The X Files (1998)

The X Files (1998), directed by Rob Bowman.

Aka The X-Files: Fight the Future.

I was never a compulsive viewer of The X-Files but I did try to catch up on the series while it was still being made. I think I saw all of the first half but gave up thereafter.

My problem was the common complaint: the alien invasion and conspiracy thread was fun but executed erratically and seemingly without any planning or direction. We would have momentous developments and then the characters would forget all about them as if they had never happened.

I found this fairly brief summary: The X-Files Wiki: Mythology. All of it was new to me so it seems I was no kind of real fan.

So how well does this first feature film, placed between seasons 5 and 6, work? It is a really nice effort, effectively using the wide screen and bigger budget. It is a real motion picture event, not just an extended series episode.

We see the difficult Mulder-Scully chemistry develop and get at least glimpses of fan favorites Skinner, the Lone Gunmen and the Cigarette-Smoking Man. Martin Landau and Terry O'Quinn are always worthwhile additions. Goodbye to Well-Manicured Man John Neville, last seen as the title character in The Adventures of Baron Munchausen (1988).

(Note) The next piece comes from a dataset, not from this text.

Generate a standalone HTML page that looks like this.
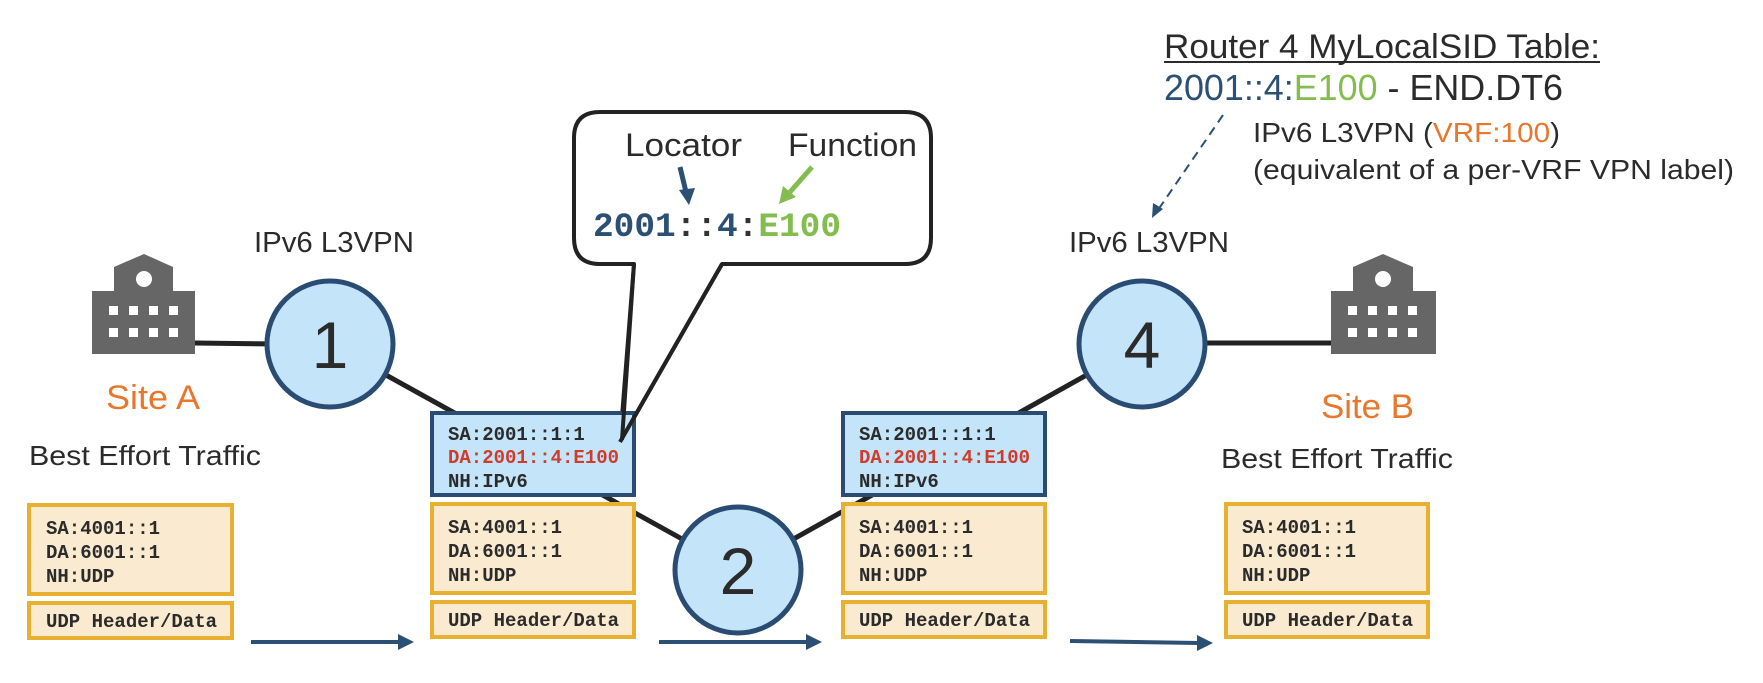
<!DOCTYPE html>
<html><head><meta charset="utf-8"><style>
html,body{margin:0;padding:0;background:#fff;}
svg{display:block;}
.s{font-family:"Liberation Sans",sans-serif;fill:#2b2b2b;}
.m{font-family:"Liberation Mono",monospace;font-weight:bold;fill:#2b2b2b;font-size:19px;}
</style></head><body>
<svg width="1763" height="683" viewBox="0 0 1763 683" xmlns="http://www.w3.org/2000/svg">
<!-- connection lines -->
<g stroke="#222" stroke-width="5">
<line x1="195" y1="343" x2="280" y2="344"/>
<line x1="330" y1="344" x2="738" y2="570"/>
<line x1="738" y1="570" x2="1142" y2="344"/>
<line x1="1200" y1="343" x2="1331" y2="343"/>
</g>
<!-- buildings -->
<g fill="#666">
<rect x="92" y="291" width="103" height="63"/>
<path d="M114,291 L114,267 L144,254 L173,267 L173,291 Z"/>
<rect x="1331" y="291" width="105" height="63"/>
<path d="M1353,291 L1353,267 L1383,254 L1413,267 L1413,291 Z"/>
</g>
<g fill="#fff">
<circle cx="144" cy="279" r="8"/><circle cx="1383" cy="279" r="8"/>
<rect x="109" y="306" width="9" height="9"/><rect x="129" y="306" width="9" height="9"/><rect x="149" y="306" width="9" height="9"/><rect x="169" y="306" width="9" height="9"/>
<rect x="109" y="328" width="9" height="9"/><rect x="129" y="328" width="9" height="9"/><rect x="149" y="328" width="9" height="9"/><rect x="169" y="328" width="9" height="9"/>
<rect x="1348" y="306" width="9" height="9"/><rect x="1368" y="306" width="9" height="9"/><rect x="1388" y="306" width="9" height="9"/><rect x="1408" y="306" width="9" height="9"/>
<rect x="1348" y="328" width="9" height="9"/><rect x="1368" y="328" width="9" height="9"/><rect x="1388" y="328" width="9" height="9"/><rect x="1408" y="328" width="9" height="9"/>
</g>
<!-- circles -->
<g fill="#c3e4f9" stroke="#2b4c72" stroke-width="5">
<circle cx="330" cy="344" r="63"/>
<circle cx="738" cy="570" r="63"/>
<circle cx="1142" cy="344" r="63"/>
</g>
<g class="s" font-size="66" text-anchor="middle">
<text x="330" y="368">1</text><text x="738" y="594">2</text><text x="1142" y="368">4</text>
</g>
<!-- labels -->
<g class="s" font-size="29">
<text x="254" y="252" textLength="160" lengthAdjust="spacingAndGlyphs">IPv6 L3VPN</text>
<text x="1069" y="252" textLength="160" lengthAdjust="spacingAndGlyphs">IPv6 L3VPN</text>
<text x="29" y="465" font-size="28" textLength="232" lengthAdjust="spacingAndGlyphs">Best Effort Traffic</text>
<text x="1221" y="468" font-size="28" textLength="232" lengthAdjust="spacingAndGlyphs">Best Effort Traffic</text>
</g>
<text x="106" y="409" font-family="Liberation Sans,sans-serif" font-size="34" fill="#e8762b" textLength="94" lengthAdjust="spacingAndGlyphs">Site A</text>
<text x="1321" y="418" font-family="Liberation Sans,sans-serif" font-size="34" fill="#e8762b" textLength="93" lengthAdjust="spacingAndGlyphs">Site B</text>
<!-- top-right -->
<text x="1164" y="58" class="s" font-size="34" textLength="436" lengthAdjust="spacingAndGlyphs">Router 4 MyLocalSID Table:</text>
<line x1="1164" y1="62" x2="1600" y2="62" stroke="#2b2b2b" stroke-width="2"/>
<text x="1164" y="100" class="s" font-size="36" textLength="399" lengthAdjust="spacingAndGlyphs"><tspan fill="#2c4f74">2001::4:</tspan><tspan fill="#84bd4f">E100</tspan> - END.DT6</text>
<text x="1253" y="142" class="s" font-size="28" textLength="307" lengthAdjust="spacingAndGlyphs">IPv6 L3VPN (<tspan fill="#e8762b">VRF:100</tspan>)</text>
<text x="1253" y="179" class="s" font-size="28" textLength="481" lengthAdjust="spacingAndGlyphs">(equivalent of a per-VRF VPN label)</text>
<line x1="1223" y1="115" x2="1158" y2="210" stroke="#2c4f74" stroke-width="2" stroke-dasharray="9,6"/>
<path d="M1152,218 L1153,203 L1163,209 Z" fill="#2c4f74"/>
<!-- callout -->
<path d="M600,112 L905,112 Q931,112 931,138 L931,238 Q931,264 905,264 L722,264 L620,442 L634,264 L600,264 Q574,264 574,238 L574,138 Q574,112 600,112 Z" fill="#fff" stroke="#222" stroke-width="4" stroke-linejoin="round"/>
<text x="625" y="156" class="s" font-size="32" textLength="117" lengthAdjust="spacingAndGlyphs">Locator</text>
<text x="788" y="156" class="s" font-size="32" textLength="129" lengthAdjust="spacingAndGlyphs">Function</text>
<line x1="680" y1="167" x2="686" y2="192" stroke="#2c4f74" stroke-width="5"/>
<path d="M679,190 L695,188 L689,205 Z" fill="#2c4f74"/>
<line x1="812" y1="167" x2="790" y2="192" stroke="#84bd4f" stroke-width="5"/>
<path d="M783,186 L796,197 L779,204 Z" fill="#84bd4f"/>
<text x="593" y="236" font-family="Liberation Mono,monospace" font-weight="bold" font-size="34" textLength="248" lengthAdjust="spacingAndGlyphs"><tspan fill="#2c4f74">2001</tspan><tspan fill="#333">::</tspan><tspan fill="#2c4f74">4</tspan><tspan fill="#333">:</tspan><tspan fill="#84bd4f">E100</tspan></text>
<!-- blue boxes -->
<g fill="#c3e4f9" stroke="#2b4c72" stroke-width="4">
<rect x="432" y="413" width="202" height="82"/>
<rect x="843" y="413" width="202" height="82"/>
</g>
<line x1="722" y1="264" x2="620" y2="442" stroke="#222" stroke-width="4"/>
<line x1="634" y1="264" x2="622" y2="440" stroke="#222" stroke-width="4"/>
<g class="m">
<text x="448" y="440">SA:2001::1:1</text>
<text x="448" y="463" fill="#d03c2c">DA:2001::4:E100</text>
<text x="448" y="487">NH:IPv6</text>
<text x="859" y="440">SA:2001::1:1</text>
<text x="859" y="463" fill="#d03c2c">DA:2001::4:E100</text>
<text x="859" y="487">NH:IPv6</text>
</g>
<!-- orange boxes -->
<g fill="#faebd0" stroke="#e8b030" stroke-width="4">
<rect x="29" y="505" width="203" height="89"/><rect x="29" y="603" width="203" height="35"/>
<rect x="432" y="504" width="202" height="89"/><rect x="432" y="602" width="202" height="35"/>
<rect x="843" y="504" width="202" height="89"/><rect x="843" y="602" width="202" height="35"/>
<rect x="1226" y="504" width="202" height="89"/><rect x="1226" y="602" width="202" height="35"/>
</g>
<g class="m">
<text x="46" y="534">SA:4001::1</text><text x="46" y="558">DA:6001::1</text><text x="46" y="582">NH:UDP</text><text x="46" y="627">UDP Header/Data</text>
<text x="448" y="533">SA:4001::1</text><text x="448" y="557">DA:6001::1</text><text x="448" y="581">NH:UDP</text><text x="448" y="626">UDP Header/Data</text>
<text x="859" y="533">SA:4001::1</text><text x="859" y="557">DA:6001::1</text><text x="859" y="581">NH:UDP</text><text x="859" y="626">UDP Header/Data</text>
<text x="1242" y="533">SA:4001::1</text><text x="1242" y="557">DA:6001::1</text><text x="1242" y="581">NH:UDP</text><text x="1242" y="626">UDP Header/Data</text>
</g>
<!-- bottom arrows -->
<g stroke="#2c4f74" stroke-width="4">
<line x1="251" y1="642" x2="400" y2="642"/>
<line x1="659" y1="642" x2="808" y2="642"/>
<line x1="1070" y1="641" x2="1199" y2="643"/>
</g>
<g fill="#2c4f74">
<path d="M398,634 L414,642 L398,650 Z"/>
<path d="M806,634 L822,642 L806,650 Z"/>
<path d="M1197,635 L1213,643 L1197,651 Z"/>
</g>
</svg>
</body></html>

(I expected him to come back in later seasons. Just forget that car bomb business, right?)

I liked the Neanderthal setup: our clue that this is a long game. Mulder later jogs across the snow just as they do and breaks through the surface like the kids in Texas.

Big alien spacecraft reveal in the improbably heroic Antarctica action.

And they do explain more of the alien and conspiracy plot, although I did not follow the explanation very closely. The "extended version" on the Blu-ray seems a bit better in this regard although the differences in the cuts is minor.

Scratching my head:

Available on Blu-ray.

Two commentary tracks: one with director Rob Bowman and writer Chris Carter, and a later one with them and writer Frank Spotnitz and producer Daniel Sackheim. These are all production reminiscences, none of it really essential.

They think the mythology is sufficiently well explained.